Similarly, in other manufacturing operations, controlled motion of a spherical surface for treatment, marking, or applications of other materials in pre-determined patterns is required. For such applications also, either an applicator or spherical object or both are required to be manipulated in order to complete the process.
In one prior method (U.S. Pat. No. 3,398,592) controlled movement of balls is accomplished by suspending the ball at four points between a combination of conical and cylindrical elements with one of the elements being a driven rotating member. One or two the others are rollers of eccentric conical sections or irregular cylindrical sections axially fixed connected by a cylindrical coaxial portion of a shaft which is journaled in bearings (see FIGS. 11 to 13 and 16A to 16h) whose dimension or shape are such as to cause the driven ball to rotate on a moving axis in order to provide a complete scan in front of a fixed reference point. A major disadvantage of this method is that sets of different rotating elements of complex geometry are required for each ball size to be tested thereby requiring maintaining a large inventory of elements and changing of the elements for each ball to be manipulated or maintaining an inventory of complete machanisms for each ball size. Another disadvantage is that only one scan pattern may be realized with a given set of elements thereby precluding the capability to provide various scan patterns with only one set of elements.
The prior art section of U.S. Pat. No. 3,398,592 states:
"In known methods for rotating balls, the ball is rolled between two conical driving elements which, in addition to a basic rotary movement about a common axis, also move relative to each other." PA0 "When the known method is applied to ball of relatively large diameter requiring a great number of meridians, it is impossible even in precisely built devices adequately to inspect areas at the poles of the meridian pattern."
In another prior technique (U.S. Pat. No. 4,551,677), specifically for the eddy-current testing of balls, the method uses an inverted cone-shaped cup placed over the top of a ball which in turn is placed on a flat, high-friction surface. Friction between the ball and the cone-shaped cup is reduced by creating a surface of pressurized air between the ball and the cup via an air injection nozzle on the cup. With the ball so clamped between the cup and the flat surface, the cup is made to move over the surface in a predetermined manner such as to cause each point of the ball surface to move and pass by an eddy-current probe mounted on the cone-shaped cup.
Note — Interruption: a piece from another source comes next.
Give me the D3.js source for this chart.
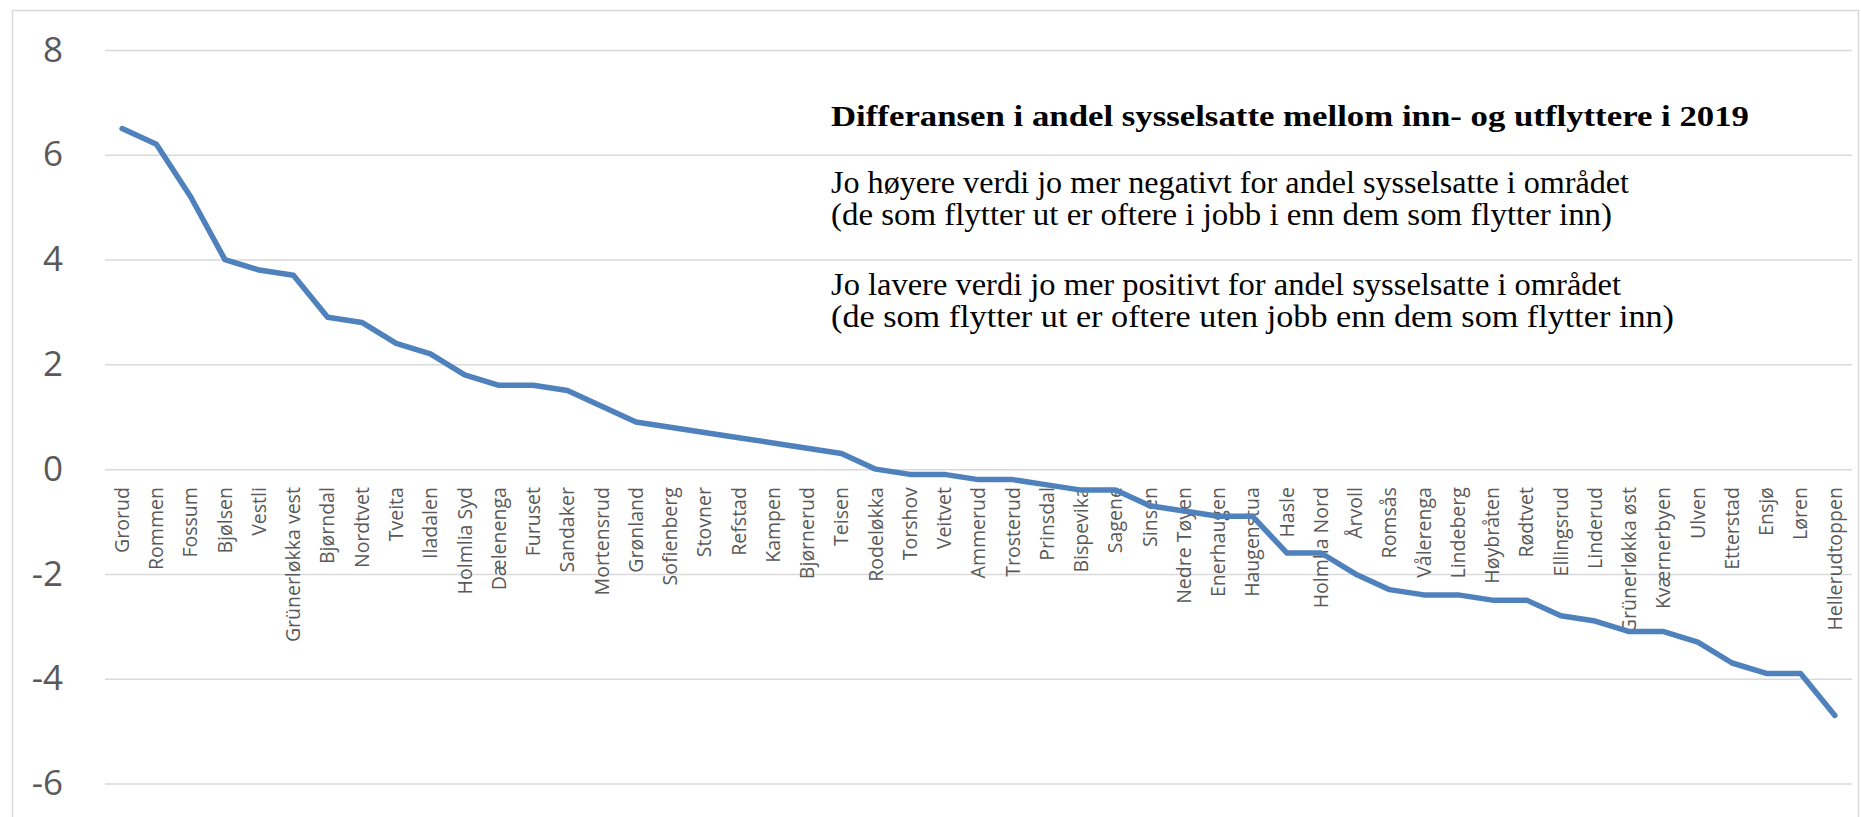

The preferred embodiment is to move the cup in an X-Y raster scan pattern over the front surface with movements between each X and Y direction traversal fixed in order to affect a global scan pattern with equally spaced meridian lines. Two disadvantages of this method are (a) requirement for complex mechanics for high-speed inspection of balls and (b) limited ball-size range for a given set of cup dimensions.
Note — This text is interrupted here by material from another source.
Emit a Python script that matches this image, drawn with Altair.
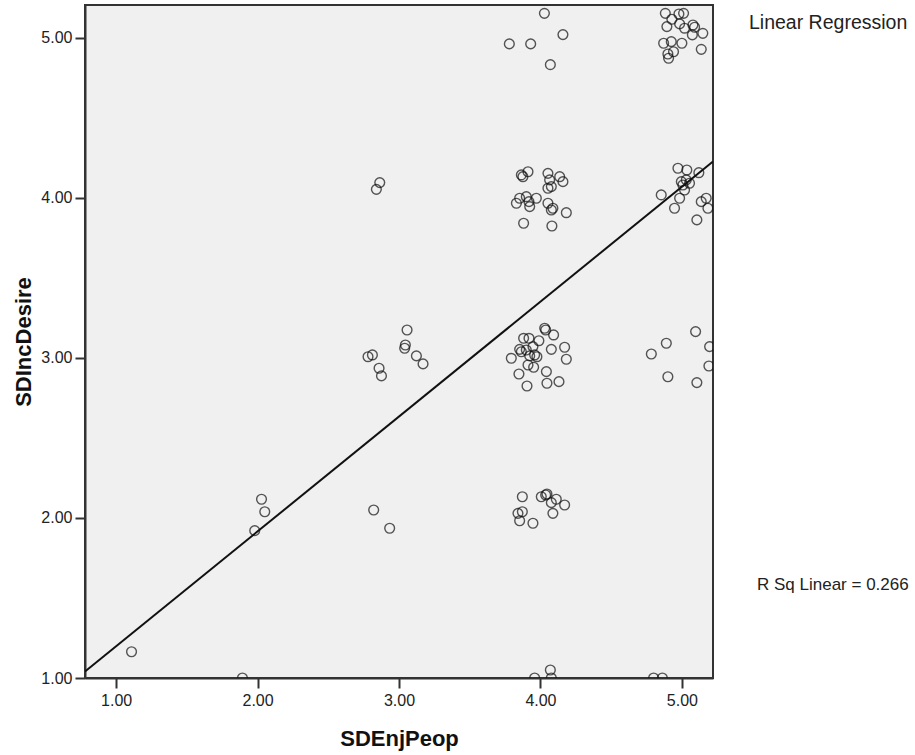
import altair as alt
import pandas as pd

# SDEnjPeop (x) and SDIncDesire (y), jittered points
x_vals = [
    # y ~ 5, x ~ 4
    4.028, 4.159, 3.780, 3.931, 4.070,
    # y ~ 5, x ~ 5
    4.883, 4.979, 5.012, 4.929, 4.894, 4.984, 5.019, 5.078, 5.090, 5.074,
    5.148, 4.871, 4.925, 5.000, 5.137, 4.941, 4.901, 4.906,
    # y ~ 4, x ~ 4
    3.865, 3.912, 3.876, 4.053, 4.065, 4.136, 4.159, 4.077, 4.053, 3.830,
    3.900, 3.924, 3.971, 4.053, 4.077, 4.088, 4.183, 3.881, 4.081, 3.919, 3.853,
    # y ~ 4, x ~ 5
    4.972, 5.035, 5.120, 4.996, 5.031, 5.054, 4.854, 4.984, 5.019, 4.948,
    5.137, 5.172, 5.184, 5.106, 5.007,
    # y ~ 4, x ~ 3
    2.864, 2.840,
    # y ~ 3, x ~ 3
    2.781, 2.812, 2.859, 2.876, 3.057, 3.045, 3.040, 3.123, 3.170,
    # y ~ 3, x ~ 4
    4.030, 4.037, 4.093, 3.881, 3.919, 3.989, 3.853, 3.865, 3.794, 3.924,
    3.959, 3.975, 3.912, 3.952, 4.077, 4.171, 4.183, 4.042, 3.848, 3.905,
    4.046, 4.131, 3.947, 3.900,
    # y ~ 3, x ~ 5
    5.097, 4.890, 4.784, 5.196, 5.191, 4.901, 5.106,
    # y ~ 2
    2.821, 2.934,
    3.872, 3.841, 3.872, 3.853, 3.947, 4.006, 4.046, 4.077, 4.112, 4.171, 4.088, 4.037,
    2.028, 2.051, 1.980,
    # y ~ 1
    1.109, 1.893, 3.959, 4.070, 4.077, 4.800, 4.862,
]
y_vals = [
    5.154, 5.021, 4.963, 4.963, 4.833,
    5.154, 5.150, 5.154, 5.117, 5.071, 5.088, 5.061, 5.081, 5.067, 5.019,
    5.029, 4.967, 4.977, 4.967, 4.929, 4.914, 4.900, 4.873,
    4.144, 4.164, 4.133, 4.154, 4.113, 4.133, 4.102, 4.071, 4.061, 3.967,
    4.008, 3.946, 3.998, 3.967, 3.925, 3.936, 3.908, 3.842, 3.825, 3.977, 3.998,
    4.186, 4.175, 4.158, 4.102, 4.113, 4.092, 4.019, 3.998, 4.050, 3.936,
    3.977, 3.998, 3.936, 3.863, 4.081,
    4.096, 4.054,
    3.008, 3.019, 2.936, 2.888, 3.175, 3.081, 3.061, 3.013, 2.963,
    3.186, 3.175, 3.144, 3.123, 3.123, 3.108, 3.054, 3.039, 2.998, 3.013,
    3.019, 3.008, 2.956, 2.942, 3.054, 3.067, 2.992, 2.915, 2.900, 2.825,
    2.842, 2.852, 3.071, 3.050,
    3.165, 3.092, 3.025, 3.071, 2.950, 2.883, 2.846,
    2.050, 1.936,
    2.133, 2.029, 2.039, 1.983, 1.967, 2.133, 2.150, 2.096, 2.117, 2.081, 2.029, 2.144,
    2.117, 2.039, 1.921,
    1.164, 1.000, 1.000, 1.050, 1.000, 1.000, 1.000,
]

# Fit line
fit_intercept = 0.48
fit_slope = 0.718
line_x = [0.78, 5.22]

x_ticks = [1, 2, 3, 4, 5]
y_ticks = [1, 2, 3, 4, 5]
x_domain = [0.78, 5.22]
y_domain = [1.0, 5.206]

legend_label = "Linear Regression"
rsq_label = "R Sq Linear = 0.266"

pts = pd.DataFrame({"SDEnjPeop": x_vals, "SDIncDesire": y_vals})
line_df = pd.DataFrame({"SDEnjPeop": line_x})

FONT = "Liberation Sans"

x_enc = alt.X(
    "SDEnjPeop:Q",
    scale=alt.Scale(domain=x_domain, nice=False, zero=False),
    axis=alt.Axis(
        values=x_ticks, format=".2f", grid=False, tickSize=10, tickWidth=2,
        tickColor="#333", domainColor="#333", domainWidth=2,
        labelFont=FONT, labelFontSize=16, labelColor="#222", labelPadding=4,
        labelFlush=False,
        title="SDEnjPeop", titleFont=FONT, titleFontSize=22, titleFontWeight="bold",
        titleColor="#111", titleX=314, titleY=67, titleBaseline="alphabetic",
        titleAlign="center",
    ),
)
y_enc = alt.Y(
    "SDIncDesire:Q",
    scale=alt.Scale(domain=y_domain, nice=False, zero=False),
    axis=alt.Axis(
        values=y_ticks, format=".2f", grid=False, tickSize=10, tickWidth=2,
        tickColor="#333", domainColor="#333", domainWidth=2,
        labelFont=FONT, labelFontSize=16, labelColor="#222", labelPadding=3,
        labelFlush=False,
        title="SDIncDesire", titleFont=FONT, titleFontSize=22, titleFontWeight="bold",
        titleColor="#111", titleX=-55, titleY=336.5, titleBaseline="alphabetic",
        titleAlign="center", titleAngle=270,
    ),
)

points = alt.Chart(pts).mark_point(
    shape="circle", filled=False, size=95, stroke="#111", strokeWidth=1.4, clip=True
).encode(x=x_enc, y=y_enc)

line = alt.Chart(line_df).transform_calculate(
    SDIncDesire=f"{fit_intercept} + {fit_slope} * datum.SDEnjPeop"
).mark_line(color="#111", strokeWidth=2, clip=True).encode(
    x="SDEnjPeop:Q", y="SDIncDesire:Q"
)

label1 = alt.Chart(pd.DataFrame({"t": [legend_label]})).mark_text(
    align="left", baseline="middle", font=FONT, fontSize=19.5, color="#222"
).encode(text="t:N", x=alt.value(664), y=alt.value(18))

label2 = alt.Chart(pd.DataFrame({"t": [rsq_label]})).mark_text(
    align="left", baseline="middle", font=FONT, fontSize=17, color="#222"
).encode(text="t:N", x=alt.value(672), y=alt.value(580))

chart = (
    alt.layer(points, line, label1, label2)
    .properties(
        width=628, height=673,
        autosize=alt.AutoSizeParams(type="none"),
        padding={"left": 85, "top": 5, "right": 202, "bottom": 77},
        background="white",
    )
    .configure_view(fill="#F0F0F0", stroke="#333", strokeWidth=2)
)

chart.save("out.html", embed_options={"renderer": "svg", "actions": False})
In still another method used specifically for inspection of bearing balls (U.S. Pat. No. 4,430,614), the ball is held by vacuum on the end of a hollow cylinder which rotates in one direction. A probe is placed above the ball at a point perpendicular to the axis of the cylinder such that as the cylinder (and ball) rotates, the trajectory of the probe is a great circle. The probe is then made to move in an arc in the plane of the holding cylinder such that the probe trajectory is a series of circles of diminishing diameter thereby effecting a helical scan pattern over a portion of the ball surface. Using a second hollow cylinder under vacuum, the ball is removed from the first cylinder, the second cylinder rotates 90.degree., the ball then replaced on the first cylinder and the process repeated to affect the helical scan over the previously uncovered portion of the ball. Two disadvantages of this method are (a) double manipulation of each ball requiring longer time to complete the scan and more complex apparatus and (b) the velocity of the inspection point on the surface with respect to the probe decreases as the probe travels an arc and goes to near zero at the pole of the scan.
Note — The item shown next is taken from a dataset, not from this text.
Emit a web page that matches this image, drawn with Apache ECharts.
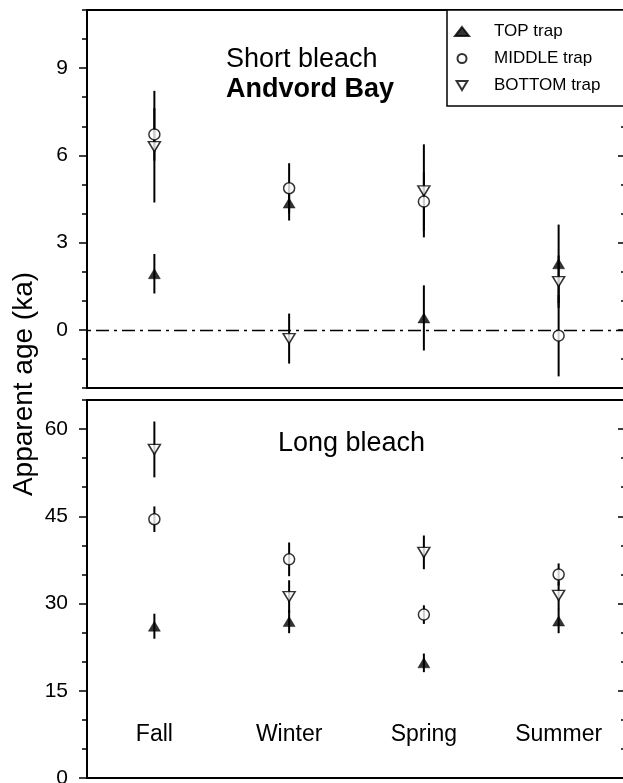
<!DOCTYPE html>
<html>
<head>
<meta charset="utf-8">
<script src="https://cdn.jsdelivr.net/npm/echarts@6/dist/echarts.min.js"></script>
<style>
  html, body { margin: 0; padding: 0; background: #fff; }
  #chart { width: 623px; height: 783px; }
</style>
</head>
<body>
<div id="chart"></div>
<script>
// Seasons sampled by the sediment traps
const seasons = ['Fall', 'Winter', 'Spring', 'Summer'];

// Short bleach apparent ages (ka) and their uncertainties
const shortTop = [1.93, 4.36, 0.41, 2.27];
const shortTopErr = [0.68, 0.6, 1.12, 1.35];
const shortMid = [6.72, 4.87, 4.41, -0.2];
const shortMidErr = [0.9, 0.86, 1.0, 1.4];
const shortBot = [6.3, -0.3, 4.78, 1.66];
const shortBotErr = [1.92, 0.86, 1.6, 0.9];

// Long bleach apparent ages (ka) and their uncertainties
const longTop = [26.1, 26.9, 19.8, 27.0];
const longTopErr = [2.15, 2.0, 1.6, 2.1];
const longMid = [44.5, 37.6, 28.1, 35.0];
const longMidErr = [2.2, 2.9, 1.6, 1.9];
const longBot = [56.5, 31.2, 38.8, 31.4];
const longBotErr = [4.8, 2.8, 2.9, 2.4];

// Axis tick labels
const shortTicks = [0, 3, 6, 9];
const longTicks = [0, 15, 30, 45, 60];

const FONT = 'Liberation Sans, Arial, Helvetica, sans-serif';
const INV_TRIANGLE = 'path://M0,0 L12,0 L6,10 Z';

const trapStyles = {
  'TOP trap': { symbol: 'triangle', symbolSize: [12, 10], itemStyle: { color: '#000', borderColor: '#000', borderWidth: 0.5 } },
  'MIDDLE trap': { symbol: 'circle', symbolSize: 11, itemStyle: { color: '#fff', borderColor: '#000', borderWidth: 1.5 } },
  'BOTTOM trap': { symbol: INV_TRIANGLE, symbolSize: [12, 10], itemStyle: { color: '#fff', borderColor: '#000', borderWidth: 1.5 } }
};

function points(name, grid, vals) {
  const s = trapStyles[name];
  return {
    type: 'scatter', name: name, xAxisIndex: grid, yAxisIndex: grid * 4,
    symbol: s.symbol, symbolSize: s.symbolSize, itemStyle: s.itemStyle,
    data: vals, z: 5, silent: true
  };
}

function errorBars(grid, vals, errs) {
  return {
    type: 'custom', xAxisIndex: grid, yAxisIndex: grid * 4, z: 3, silent: true,
    data: vals.map((v, i) => [i, v - errs[i], v + errs[i]]),
    encode: { x: 0, y: [1, 2] },
    renderItem: function (params, api) {
      const a = api.coord([api.value(0), api.value(1)]);
      const b = api.coord([api.value(0), api.value(2)]);
      return { type: 'line', shape: { x1: a[0], y1: a[1], x2: b[0], y2: b[1] }, style: { stroke: '#000', lineWidth: 2 } };
    }
  };
}

// four y axes per panel: labelled major ticks and minor ticks, left (outward) and right (inward)
function panelAxes(grid, min, max, majors, minorStep) {
  const base = { gridIndex: grid, type: 'value', min: min, max: max, axisLine: { show: false }, splitLine: { show: false } };
  return [
    Object.assign({}, base, {
      position: 'left',
      axisTick: { show: true, customValues: majors, length: 8, lineStyle: { color: '#000', width: 1.5 } },
      axisLabel: { customValues: majors, margin: 19, fontSize: 21, color: '#000', fontFamily: FONT }
    }),
    Object.assign({}, base, {
      position: 'left', interval: minorStep,
      axisTick: { show: true, length: 5, lineStyle: { color: '#000', width: 1.5 } },
      axisLabel: { show: false }
    }),
    Object.assign({}, base, {
      position: 'right',
      axisTick: { show: true, inside: true, customValues: majors, length: 8, lineStyle: { color: '#000', width: 1.5 } },
      axisLabel: { show: false }
    }),
    Object.assign({}, base, {
      position: 'right', interval: minorStep,
      axisTick: { show: true, inside: true, length: 5, lineStyle: { color: '#000', width: 1.5 } },
      axisLabel: { show: false }
    })
  ];
}

const chart = echarts.init(document.getElementById('chart'), null, { renderer: 'canvas' });

const zeroLine = {
  silent: true, symbol: 'none', label: { show: false },
  lineStyle: { color: '#000', width: 1.3, type: [13, 5, 3, 5], dashOffset: 17 },
  data: [{ yAxis: 0 }]
};

const topSeries = points('TOP trap', 0, shortTop);
topSeries.markLine = zeroLine;

chart.setOption({
  animation: false,
  backgroundColor: '#fff',
  grid: [
    { left: 87, top: 10, width: 539, height: 378, show: true, borderColor: '#000', borderWidth: 2, containLabel: false, outerBoundsMode: 'none' },
    { left: 87, top: 400, width: 539, height: 378, show: true, borderColor: '#000', borderWidth: 2, containLabel: false, outerBoundsMode: 'none' }
  ],
  xAxis: [
    { gridIndex: 0, type: 'category', data: seasons, axisLine: { show: false }, axisTick: { show: false }, axisLabel: { show: false }, splitLine: { show: false } },
    { gridIndex: 1, type: 'category', data: seasons, axisLine: { show: false }, axisTick: { show: false }, splitLine: { show: false },
      axisLabel: { inside: true, interval: 0, margin: 43, verticalAlign: 'middle', fontSize: 23, color: '#000', fontFamily: FONT } }
  ],
  yAxis: panelAxes(0, -2, 11, shortTicks, 1).concat(panelAxes(1, 0, 65, longTicks, 5)),
  legend: {
    orient: 'vertical', left: 447, top: 10, selectedMode: false, z: 20,
    data: ['TOP trap', 'MIDDLE trap', 'BOTTOM trap'],
    itemWidth: 14, itemHeight: 9, itemGap: 10,
    padding: [13, 10, 11, 7],
    borderWidth: 0, backgroundColor: 'transparent',
    textStyle: { fontSize: 17, lineHeight: 17, color: '#000', fontFamily: FONT, padding: [0, 0, 0, 20] }
  },
  graphic: [
    // legend frame, running off the right edge like the plot frames
    { type: 'rect', z: 10, shape: { x: 447, y: 10, width: 200, height: 96 }, style: { fill: '#fff', stroke: '#000', lineWidth: 1.5 } },
    { type: 'text', x: 24, y: 384, rotation: Math.PI / 2, style: { text: 'Apparent age (ka)', fontSize: 28, fontFamily: FONT, fill: '#000', align: 'center', verticalAlign: 'middle' } },
    { type: 'text', x: 226, y: 60, style: { text: 'Short bleach', fontSize: 27, fontFamily: FONT, fill: '#000', align: 'left', verticalAlign: 'middle' } },
    { type: 'text', x: 226, y: 90, style: { text: 'Andvord Bay', fontSize: 27, fontWeight: 'bold', fontFamily: FONT, fill: '#000', align: 'left', verticalAlign: 'middle' } },
    { type: 'text', x: 278, y: 444, style: { text: 'Long bleach', fontSize: 27, fontFamily: FONT, fill: '#000', align: 'left', verticalAlign: 'middle' } }
  ],
  series: [
    errorBars(0, shortTop, shortTopErr),
    errorBars(0, shortMid, shortMidErr),
    errorBars(0, shortBot, shortBotErr),
    topSeries,
    points('MIDDLE trap', 0, shortMid),
    points('BOTTOM trap', 0, shortBot),
    errorBars(1, longTop, longTopErr),
    errorBars(1, longMid, longMidErr),
    errorBars(1, longBot, longBotErr),
    points('TOP trap', 1, longTop),
    points('MIDDLE trap', 1, longMid),
    points('BOTTOM trap', 1, longBot)
  ]
});
</script>
</body>
</html>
In a non-confidential telephone communication by one of the inventors with an employee of NASA, the NASA employee stated that in research done prior to publication of NASA Tech Brief, Viol. 8, No. 3, MFS-25833 and filing for U.S. Pat. No. 4,551,677, attempts were made to scan the surfaces of bearing balls utilizing two fixed-speed motors to rotate the ball on two perpendicular axes but it was found that this method would not yield continuous rotation of the axis of rotation. Further attempts were made using three independently driven fixed-speed motors but it proved too difficult to precisely control the motor speeds to effect an accurate scan.
For ultrasonic inspection of balls, other methods are known (U.S. Pat. Nos. 4,281,548 and 4,387,596) in which a ball is held in a spherical cavity with the entire assembly submerged in a liquid coupling medium suitable for ultrasonic inspection. One or two liquid jets introduced into the side walls of the spherical cavity are directed such as to cause the ball to rotate precessionally or multi-axially in the presence of ultrasonic transducers directed at the ball. The requirements to submerge the entire apparatus in a liquid medium limits the application of types of objects to be inspected, slows down the inspection cycle and further presents a possible contamination problem when the item to be inspected cannot be cleaned before and after immersion in the liquid medium.
Other methods have been attempted by applicants in which two or more rotating elements were used to manipulate a ball held in a stationary position with respect to the axis of rotation of the rotating members. In these cases, the rotating elements were driven at fixed differential speeds. It was ultimately shown that under such conditions, the entire surface of the sphere could not be moved past a fixed point in a controlled manner.